LP : Non, bien sûr, c'est très intéressant. Mais aujourd'hui l'on voit déferler des Philistins, qui imposent des méthodes très standardisées. Dans ces conditions, cela ne m'amuse plus du tout. En revanche, je garde un excellent souvenir de Maigret et je regrette l'interruption de la série.

RM : Pour en revenir à la loi sur lé téléchargement illégal, que pensez-vous du projet présenté ?
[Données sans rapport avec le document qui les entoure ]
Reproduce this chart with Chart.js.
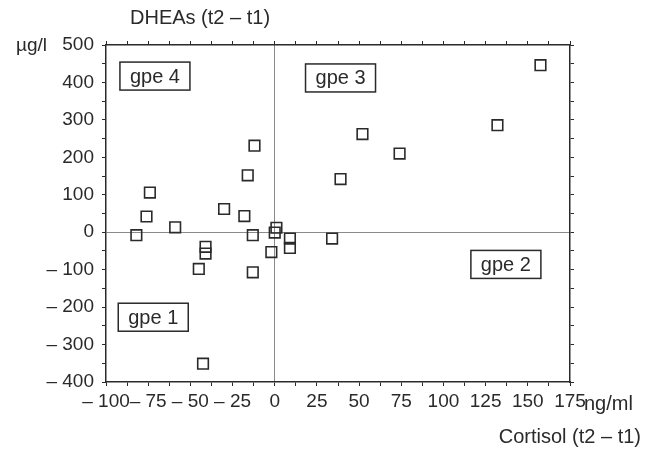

LP : Il était impossible pour la SACEM de ne pas s'associer à une concertation générale visant à sortir d'un système uniquement répressif idiot et inefficace. Depuis 2003, il y a eu seulement 50 procédures dont 17 sont allées à l'exécution pour des moyennes de 200 à 300 euros. D'un autre côté, les idées de licence globale bafouaient le droit exclusif. Ceci dit, nous constatons que nous sommes devant une loi dont la première conséquence est que les auteurs auront le droit de payer pour un exercice de police, c'est-à-dire de rémunérer des sociétés spécialisées dans la recherche sur internet. Si nous repérons 5000 contrevenants, sur une adresse IP à un instant précis, ils recevront un message d'alerte mais ne seront pas placés sous surveillance et retomberont aussitôt dans la masse des millions d'internautes. Pour recevoir le deuxième message, ils devront être «attrapés» une nouvelle fois… Quelle est la probabilité d'un recoupement à trois reprises sur l'ensemble des internautes ? Ensuite, il faut constater une dévalorisation terrible de la musique sur internet, parce que les recettes publicitaires y sont faibles du fait de difficultés à capter l'attention. Donc, même si le téléchargement légal double ou triple grâce à cette loi, les effets seront peu sensibles. Depuis cinq ans, nous répartissons annuellement cinquante millions de moins au titre du disque, et en contrepartie deux millions ou deux millions et demi de plus grâce à internet. Il va donc falloir effectuer un suivi très actif et se poser d'autres questions. A titre personnel, ce qui n'engage donc pas la SACEM, je pense que nous arriverons à une nouvelle forme de licence où les utilisateurs, moyennant une majoration de leur abonnement à laquelle aura participé le fournisseur d'accès, auront accès à des fichiers fournis par l'ensemble des producteurs avec des fichiers sains et normés, assurant une parfaite traçabilité des ayant-droits.